In South Africa, which was the first country to report the highly mutated variant, 8,561 new coronavirus infections were registered in the latest daily figures - around double the 4,400 cases confirmed the day before.
Although only a limited number of positive tests have been analysed, the country's National Institute for Communicable Diseases (NICD) has said more than 70% of all the virus genomes it sequenced last month have been of the new variant.
"It looks like there is a predominance of Omicron throughout the country," Professor Anne von Gottberg, from the NCID, told a World Health Organization news briefing on Thursday.
"The numbers are increasing very, very quickly. We are up to 8,000 (daily cases), I think we'll be up to 10,000 today."
Designated a "variant of concern", Omicron has now been detected in at least 24 countries around the world, according to the WHO, with at least 32 cases identified in the UK so far.
On Thursday, India confirmed its first cases of the Omicron coronavirus variant in two people who travelled abroad.
The country's health ministry said the cases include two men in southern Karnataka state who came from overseas - without specifying which country.
Saudi Arabia and the UAE are also among the latest countries to have confirmed their first cases of Omicron. As the world rushes to halt its spread by imposing travel restrictions from many southern African countries, new infections are expected to increase in what is now the beginning of the fourth wave in South Africa.

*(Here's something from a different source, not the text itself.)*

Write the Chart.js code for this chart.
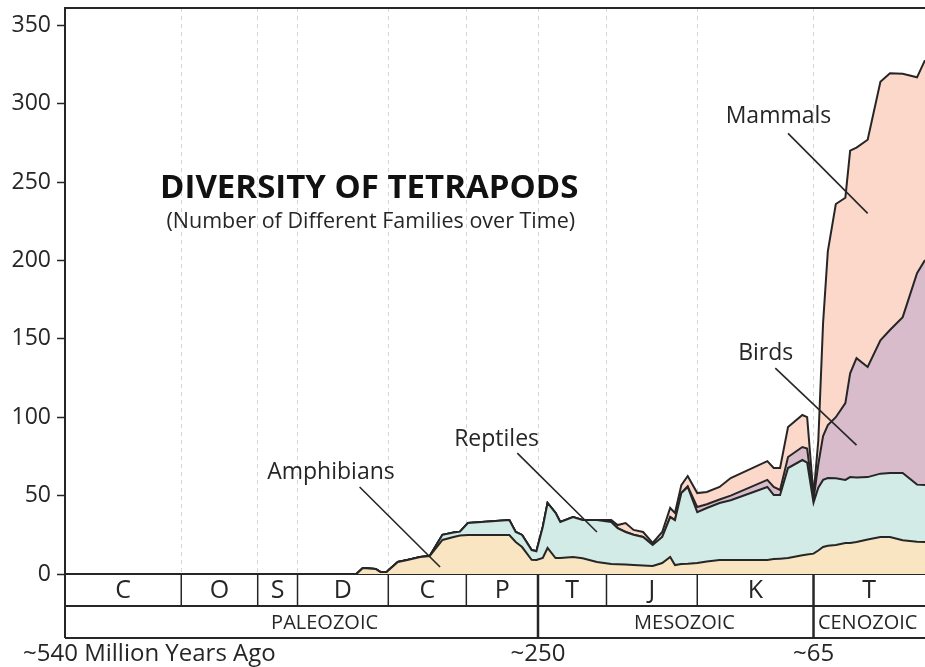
<!DOCTYPE html>
<html>
<head>
<meta charset="utf-8">
<title>Diversity of Tetrapods</title>
<script src="https://cdn.jsdelivr.net/npm/chart.js@4.4.0/dist/chart.umd.min.js"></script>
<style>
    html, body { margin: 0; padding: 0; background: #fff; }
    #wrap { width: 925px; height: 667px; position: relative; }
</style>
</head>
<body>
<div id="wrap"><canvas id="myChart"></canvas></div>
<script>
// time in millions of years (negative = ago), as laid out on the picture
const ages = [-361, -357, -353, -345, -342, -338, -336, -331, -325, -317,
    -311, -303, -296, -292, -287, -261, -257, -253, -247, -244,
    -240, -237, -232, -229, -221, -215, -206, -197, -193, -188,
    -183, -177, -171, -165, -160, -157, -153, -149, -143, -137,
    -129, -122, -99, -95, -91, -86, -77, -74, -70, -67,
    -64, -61, -56, -50, -47, -43, -36, -28, -22, -14, -5, 0];

// number of families in each group (stacked in the chart)
const amphibians = [0, 0, 3.8, 3.2, 1.3, 1.3, 3.2, 7.7, 8.9, 10.8,
    11.5, 21.7, 23.6, 24.5, 24.9, 24.9, 20.4, 17.2, 9, 8.9,
    10.2, 16.6, 10.2, 10.2, 10.8, 10, 7.7, 6.4, 6.2, 6,
    5.8, 5.5, 5.1, 7, 10.8, 5.7, 6.4, 6.5, 7, 8,
    8.9, 9, 9, 9.5, 9.8, 10.2, 12, 12.5, 13, 15,
    17.2, 18, 18.5, 19.8, 19.8, 20.4, 22, 23.6, 23.6, 21.5, 20.5, 20.4];
const reptiles = [0, 0, 0, 0, 0, 0, 0, 0, 0, 0,
    0, 3.3, 2.9, 2.5, 7.6, 9.5, 6.4, 7.7, 6.3, 5.6,
    19.8, 28.7, 28.8, 23, 25.5, 24.4, 26.8, 26.8, 23.1, 20.8,
    19.2, 18.1, 13.4, 16.6, 25.5, 28.7, 45.2, 49, 32.5, 34.1,
    36.4, 38, 46.5, 40.9, 40.6, 57.4, 60.7, 58.5, 32.5, 40,
    42.8, 43.2, 42.5, 40.2, 42, 41.1, 39.8, 40.4, 40.8, 42.9, 36.5, 36.3];
const birds = [0, 0, 0, 0, 0, 0, 0, 0, 0, 0,
    0, 0, 0, 0, 0, 0, 0, 0, 0, 0,
    0, 0, 0, 0, 0, 0, 0, 0, 0, 0,
    0, 0, 0, 0, 0, 0, 0, 0.5, 3.2, 2.4,
    2.2, 3, 4.5, 5.1, 3.2, 7, 8.3, 9, 2, 15,
    28, 33.8, 39, 49, 66.2, 76.2, 70.2, 85, 91.2, 99.4, 134.9, 143.5];
const mammals = [0, 0, 0, 0, 0, 0, 0, 0, 0, 0,
    0, 0, 0, 0, 0, 0, 0, 0, 0, 0,
    0, 0, 0, 0, 0, 0, 0, 1.2, 1.9, 5.7,
    3.1, 3.2, 1.3, 3.2, 5.8, 4.5, 5.1, 6.5, 8.9, 7.8,
    8, 11.2, 12, 12.1, 14, 19.1, 20.4, 20, 2.5, 15,
    72, 111, 136, 131, 142, 134.3, 145, 165, 163.8, 155.2, 124.9, 127.5];

const yTicks = [0, 50, 100, 150, 200, 250, 300, 350];

// geologic time scale as drawn under the chart
const periodNames = ['C', 'O', 'S', 'D', 'C', 'P', 'T', 'J', 'K', 'T'];
const periodStarts = [-540, -467, -419, -394, -337, -288, -243, -200, -143, -70];
const periodEnds = [-467, -419, -394, -337, -288, -243, -200, -143, -70, 0];
const eraNames = ['PALEOZOIC', 'MESOZOIC', 'CENOZOIC'];
const eraStarts = [-540, -243, -70];
const eraLabelAt = [-377, -151, -36];
const ageLabels = ['~540 Million Years Ago', '~250', '~65'];
const ageLabelAt = [-540, -243, -70];

// group names with leader lines (age, families)
const groupNames = ['Mammals', 'Birds', 'Reptiles', 'Amphibians'];
const groupLabelAt = [[-92, 287.5], [-100, 136.4], [-269, 81.6], [-373, 60.9]];
const leaderFrom = [[-86, 281], [-94, 131.3], [-256, 77.1], [-355, 55.5]];
const leaderTo = [[-36, 230], [-43, 82.2], [-206, 26.8], [-304.5, 4.5]];

const FONT = "'Open Sans', sans-serif";
const INK = '#262626';

function series(values) {
    return ages.map((a, i) => ({x: a, y: values[i]}));
}

const geoPlugin = {
    id: 'geoPlugin',
    afterDatasetsDraw(chart) {
        const {ctx, scales: {x, y}} = chart;
        ctx.save();
        // leader lines and group names
        ctx.strokeStyle = INK;
        ctx.lineWidth = 1.6;
        ctx.fillStyle = INK;
        ctx.textAlign = 'center';
        ctx.textBaseline = 'alphabetic';
        ctx.font = '23px ' + FONT;
        groupNames.forEach((name, i) => {
            ctx.beginPath();
            ctx.moveTo(x.getPixelForValue(leaderFrom[i][0]), y.getPixelForValue(leaderFrom[i][1]));
            ctx.lineTo(x.getPixelForValue(leaderTo[i][0]), y.getPixelForValue(leaderTo[i][1]));
            ctx.stroke();
            ctx.fillText(name, x.getPixelForValue(groupLabelAt[i][0]), y.getPixelForValue(groupLabelAt[i][1]));
        });
        // title
        ctx.fillStyle = '#111';
        ctx.font = 'bold 33px ' + FONT;
        ctx.fillText('DIVERSITY OF TETRAPODS', x.getPixelForValue(-349), y.getPixelForValue(239.7));
        ctx.fillStyle = INK;
        ctx.font = '21.5px ' + FONT;
        ctx.fillText('(Number of Different Families over Time)', x.getPixelForValue(-348), y.getPixelForValue(220.6));
        ctx.restore();
    },
    afterDraw(chart) {
        const {ctx, chartArea, scales: {x}} = chart;
        const top = chartArea.top, base = chartArea.bottom;
        const rowH = 32;
        const left = chartArea.left, right = chartArea.right;
        ctx.save();
        ctx.strokeStyle = INK;
        // frame top
        ctx.lineWidth = 2;
        ctx.beginPath();
        ctx.moveTo(left, top);
        ctx.lineTo(right, top);
        ctx.stroke();
        // period and era rows
        ctx.beginPath();
        ctx.moveTo(left, base + rowH);
        ctx.lineTo(right, base + rowH);
        ctx.moveTo(left, base + 2 * rowH);
        ctx.lineTo(right, base + 2 * rowH);
        ctx.moveTo(left, base);
        ctx.lineTo(left, base + 2 * rowH);
        ctx.stroke();
        ctx.lineWidth = 1.5;
        periodStarts.forEach((s, i) => {
            if (i === 0 || eraStarts.includes(s)) return;
            const px = x.getPixelForValue(s);
            ctx.beginPath();
            ctx.moveTo(px, base);
            ctx.lineTo(px, base + rowH);
            ctx.stroke();
        });
        ctx.lineWidth = 2.5;
        eraStarts.slice(1).forEach(s => {
            const px = x.getPixelForValue(s);
            ctx.beginPath();
            ctx.moveTo(px, base);
            ctx.lineTo(px, base + 2 * rowH);
            ctx.stroke();
        });

        ctx.fillStyle = INK;
        ctx.textAlign = 'center';
        ctx.textBaseline = 'middle';
        ctx.font = '25px ' + FONT;
        periodNames.forEach((name, i) => {
            const cx = (x.getPixelForValue(periodStarts[i]) + x.getPixelForValue(periodEnds[i])) / 2;
            ctx.fillText(name, cx, base + rowH / 2 + 1);
        });
        ctx.font = '20px ' + FONT;
        eraNames.forEach((name, i) => {
            ctx.fillText(name, x.getPixelForValue(eraLabelAt[i]), base + rowH * 1.5 + 1);
        });

        // ages under the time scale
        ctx.font = '24px ' + FONT;
        ageLabels.forEach((txt, i) => {
            const px = x.getPixelForValue(ageLabelAt[i]);
            if (i === 0) {
                ctx.textAlign = 'left';
                ctx.fillText(txt, px - 42, base + 2 * rowH + 16);
            } else {
                ctx.textAlign = 'center';
                ctx.fillText(txt, px, base + 2 * rowH + 16);
            }
        });
        ctx.restore();
    }
};

const ctx = document.getElementById('myChart').getContext('2d');
const myChart = new Chart(ctx, {
    type: 'line',
    data: {
        datasets: [
            {label: 'Amphibians', data: series(amphibians), backgroundColor: '#fae5c3', fill: 'origin'},
            {label: 'Reptiles', data: series(reptiles), backgroundColor: '#d2ebe7', fill: '-1'},
            {label: 'Birds', data: series(birds), backgroundColor: '#d8bccb', fill: '-1'},
            {label: 'Mammals', data: series(mammals), backgroundColor: '#fbd8c9', fill: '-1'}
        ]
    },
    options: {
        responsive: true,
        maintainAspectRatio: false,
        animation: false,
        layout: {padding: {top: 8, left: 0, right: 0, bottom: 0}},
        elements: {
            line: {borderColor: INK, borderWidth: 2, tension: 0},
            point: {radius: 0, hoverRadius: 0}
        },
        plugins: {
            legend: {display: false},
            tooltip: {enabled: false}
        },
        scales: {
            x: {
                type: 'linear',
                min: -540,
                max: 0,
                afterBuildTicks: scale => {
                    scale.ticks = periodStarts.slice(1).map(v => ({value: v}));
                },
                afterFit: scale => {
                    scale.height = 93;
                    scale.paddingLeft = 0;
                    scale.paddingRight = 0;
                },
                ticks: {display: false},
                grid: {color: '#d6d6d6', lineWidth: 1, drawTicks: false},
                border: {display: true, color: INK, width: 2, dash: [4, 4]}
            },
            y: {
                stacked: true,
                min: 0,
                max: 361,
                afterBuildTicks: scale => {
                    scale.ticks = yTicks.map(v => ({value: v}));
                },
                afterFit: scale => {
                    scale.width = 65;
                    scale.paddingTop = 0;
                    scale.paddingBottom = 0;
                },
                ticks: {color: INK, padding: 6, font: {size: 23, family: FONT}},
                grid: {drawOnChartArea: false, drawTicks: true, tickLength: 8, tickColor: INK, tickWidth: 1.5},
                border: {display: true, color: INK, width: 2}
            }
        }
    },
    plugins: [geoPlugin]
});
</script>
</body>
</html>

Listen to our coronavirus podcast for the latest analysis
On Wednesday, the NCID said the majority of new cases were from the provinces of Gauteng (72%), followed by Western Cape and KwaZulu-Natal.
Dr Abdou Salam Gueye, the Regional Emergency Director for the WHO Africa region, told the news briefing that Ghana and Nigeria have become the latest African countries to detect the Omicron variant.
"Thankfully, the speed and transparency by Botswana and South Africa in detecting and alerting the world to the new variant has given us an early start in mounting an effective response," he said.
"We must seize this window of opportunity, act swiftly to ramp up measures to track, detect and control the spread of the Omicron variant."